Percentage of Cluster Resources Reserved
This Admission Control policy is the most common in actual use. The main advantage of the percentage based Admission Control Policy is that it avoids the commonly experienced slot size issue where values are skewed due to a difference in reservations between VMs on the host.
This will add up the total amount of CPU and Memory resources over the cluster and reserve a certain amount for HA purposes. If we configure both memory and CPU to be reserved at 13% for our 8 host cluster, it will look as below:
This will give us enough spare capacity across the whole cluster to account for one failed host (at 12.5% of the cluster resources). In this case, the ILIO VM requires 24% of a single host capacity resulting in a defragmented state. As stated above, defragmentation can increase downtime and reduce the likelihood of a successful power on of the ILIO VM. Both the defragmentation of resources and the fact that HA will start the VMs on any available server means that the Atlantis ILIO and the Desktops associated with it could be on different hosts. Although this is a supported configuration, and we have many customers successfully using this design, it is less than ideal.
Specify Failover Hosts
With the “Specify Failover Hosts” Admission Control Policy, HA will attempt to restart all virtual machines on the designated fail-over hosts. The designated fail-over hosts are essentially “hot standby” hosts. In other words, DRS will not migrate virtual machines to these hosts when resources are scarce or the cluster is imbalanced.
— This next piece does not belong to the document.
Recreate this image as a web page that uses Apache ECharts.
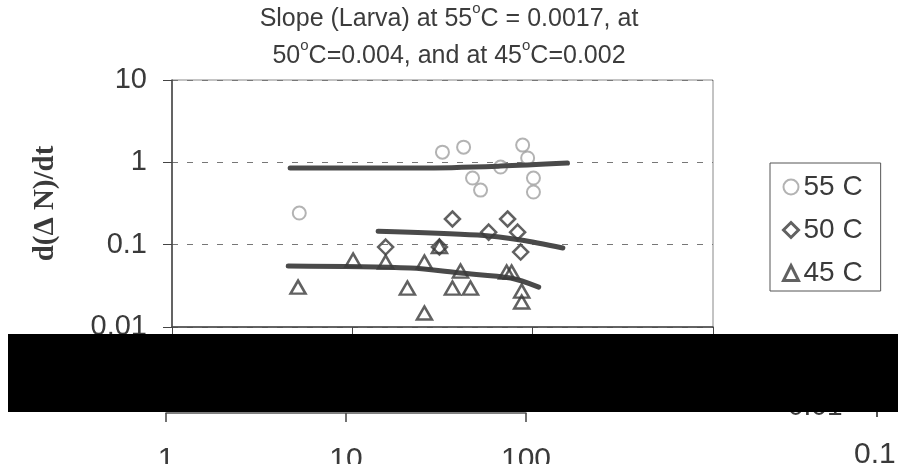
<!DOCTYPE html>
<html lang="en">
<head>
  <meta charset="UTF-8">
  <title>Slope (Larva)</title>
  <style>
    html, body { margin: 0; padding: 0; background: #fff; }
  </style>
</head>
<body>
<div id="main" style="width: 898px;height:464px;"></div>
<script src="https://cdn.jsdelivr.net/npm/echarts@6/dist/echarts.min.js"></script>
<script type="text/javascript">
  // points: [x, d(dN)/dt]
  const pts55 = [[5.08, 0.242], [31.6, 1.33], [41.4, 1.53], [46.4, 0.644], [51.4, 0.46],
    [66.4, 0.877], [88, 1.62], [93.8, 1.13], [101, 0.644], [101, 0.436]]
  const pts50 = [[15.3, 0.0935], [30.4, 0.0935], [35.9, 0.205], [57, 0.142], [72.6, 0.205],
    [82.5, 0.142], [85.8, 0.0813]]
  const pts45 = [[5.0, 0.0305], [10.1, 0.065], [15.3, 0.0615], [20.2, 0.0297], [25.1, 0.0148],
    [25.1, 0.0615], [30.4, 0.095], [35.9, 0.0297], [39.8, 0.0478], [45.2, 0.0297],
    [71.7, 0.0465], [76.4, 0.0465], [86.9, 0.0273], [86.9, 0.0201]]

  // fitted curves
  const fit55 = [[4.52, 0.853], [23.9, 0.853], [66.4, 0.9], [156, 0.98]]
  const fit50 = [[13.9, 0.146], [49.5, 0.131], [85.8, 0.114], [147, 0.091]]
  const fit45 = [[4.41, 0.055], [21, 0.052], [39.8, 0.0452], [75.5, 0.0393], [108, 0.0305]]

  const seriesNames = ['55 C', '50 C', '45 C']
  const yTickLabels = {0.01: '0.01', 0.1: '0.1', 1: '1', 10: '10'}
  const xTickLabels = {1: '1', 10: '10', 100: '100'}

  const Chart = echarts.init(document.getElementById('main'));
  const font = 'Liberation Sans, Arial, sans-serif'

  const fitLine = (data) => ({
    type: 'line',
    data: data,
    smooth: 0.3,
    symbol: 'none',
    silent: true,
    lineStyle: {color: '#4a4a4a', width: 5, cap: 'round'},
    z: 3
  })

  const option = {
    animation: false,
    title: {
      left: 'center',
      top: 1,
      padding: 0,
      text: '{t|Slope (Larva) at 55}{s|o}{t|C = 0.0017, at}\n{t|50}{s|o}{t|C=0.004, and at 45}{s|o}{t|C=0.002}',
      textStyle: {
        fontWeight: 'normal',
        rich: {
          t: {fontFamily: font, fontSize: 25, fontWeight: 'normal', color: '#3c3c3c', lineHeight: 37},
          s: {fontFamily: font, fontSize: 15, fontWeight: 'normal', color: '#3c3c3c', lineHeight: 37, verticalAlign: 'top', padding: [0, 0, 12, 0]}
        }
      }
    },
    legend: {
      data: [
        {name: seriesNames[0], icon: 'circle', itemStyle: {color: '#fff', borderColor: '#a0a0a0', borderWidth: 2}},
        {name: seriesNames[1], icon: 'diamond', itemStyle: {color: '#fff', borderColor: '#3a3a3a', borderWidth: 3}},
        {name: seriesNames[2], icon: 'triangle', itemStyle: {color: '#fff', borderColor: '#3a3a3a', borderWidth: 3}}
      ],
      orient: 'vertical',
      left: 770,
      top: 163,
      padding: [10, 18, 4, 12],
      itemGap: 15,
      itemWidth: 15,
      itemHeight: 15,
      borderColor: '#555',
      borderWidth: 1,
      textStyle: {fontFamily: font, fontSize: 28, color: '#3a3a3a'}
    },
    grid: [
      {left: 172, top: 80, width: 541, height: 247, show: true, borderColor: '#888', borderWidth: 1, outerBoundsMode: 'none'},
      {left: 166, top: 300, width: 360, height: 113, outerBoundsMode: 'none'}
    ],
    xAxis: [
      {
        type: 'log', logBase: 10, min: 1, max: 1000, gridIndex: 0,
        axisLine: {lineStyle: {color: '#444', width: 1.5}},
        axisTick: {length: 7, lineStyle: {color: '#444'}},
        axisLabel: {show: false},
        splitLine: {show: false}
      },
      {
        type: 'log', logBase: 10, min: 1, max: 100, gridIndex: 1,
        axisLine: {show: true, lineStyle: {color: '#555', width: 1.5}},
        axisTick: {show: true, length: 9, lineStyle: {color: '#444', width: 1.5}},
        axisLabel: {
          margin: 32, fontFamily: font, fontSize: 30, color: '#3a3a3a',
          formatter: (v) => xTickLabels[v] || ''
        },
        splitLine: {show: false}
      }
    ],
    yAxis: [
      {
        type: 'log', logBase: 10, min: 0.01, max: 10, gridIndex: 0,
        name: 'd(Δ N)/dt',
        nameLocation: 'middle',
        nameGap: 112,
        nameTextStyle: {fontFamily: 'Liberation Serif, Times New Roman, serif', fontWeight: 'bold', fontSize: 29, color: '#3a3a3a'},
        axisLine: {lineStyle: {color: '#444', width: 1.5}},
        axisTick: {length: 9, lineStyle: {color: '#444'}},
        axisLabel: {
          margin: 25, fontFamily: font, fontSize: 29, color: '#3a3a3a',
          formatter: (v) => yTickLabels[v] || ''
        },
        splitLine: {show: true, lineStyle: {color: '#777', type: [6, 9], width: 1}}
      },
      {
        type: 'log', min: 1, max: 10, gridIndex: 1, show: false
      }
    ],
    graphic: [
      {type: 'text', left: 788, top: 393, style: {text: '0.01', fontFamily: font, fontSize: 28, fill: '#3a3a3a'}, z: 1},
      {type: 'rect', shape: {x: 876, y: 412, width: 2, height: 5}, style: {fill: '#555'}, z: 1},
      {type: 'text', left: 854, top: 440, style: {text: '0.1', fontFamily: font, fontSize: 30, fill: '#3a3a3a'}, z: 1},
      {type: 'rect', shape: {x: 8, y: 334, width: 890, height: 78}, style: {fill: '#000'}, z: 100}
    ],
    series: [
      {
        name: seriesNames[0], type: 'scatter', data: pts55,
        symbol: 'circle', symbolSize: 13,
        itemStyle: {color: '#fff', borderColor: '#a0a0a0', borderWidth: 2},
        z: 2
      },
      {
        name: seriesNames[1], type: 'scatter', data: pts50,
        symbol: 'diamond', symbolSize: [15, 15],
        itemStyle: {color: 'rgba(255,255,255,0)', borderColor: '#3a3a3a', borderWidth: 2.5},
        z: 4
      },
      {
        name: seriesNames[2], type: 'scatter', data: pts45,
        symbol: 'triangle', symbolSize: [15, 13],
        itemStyle: {color: 'rgba(255,255,255,0)', borderColor: '#3a3a3a', borderWidth: 2.5},
        z: 4
      },
      fitLine(fit55),
      fitLine(fit50),
      fitLine(fit45)
    ]
  };

  Chart.setOption(option)
</script>
</body>
</html>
This option both guarantees that you will be able to restart your VMs and keeps the desktop VMs on the same host as their associated ILIO. The reason that many people do not pick this policy is that the dedicated failover hosts are not utilized during normal operations. While this is a fair point, any reservation, be it slots, percentage or host, is going to prevent that proportion of your infrastructure from being used, the fact it’s in one place rather than spread out over the cluster isn’t a problem in my opinion.
As a virtual machine, Atlantis ILIO can take advantage of the availability and resiliency functionality of the underlying virtualization platform to ensure the reliability of virtual desktop infrastructure, while at the same time lowering cost and increasing performance. In the case of VMware vSphere, the best approach to VMware HA with Atlantis ILIO is to use Admission Control policies with a specified fail-over host. Using this approach, the Atlantis ILIO virtual machine will remain on the same physical server as the virtual desktops using its data store, ensuring the fastest possible recovery from a host failure with optimal performance.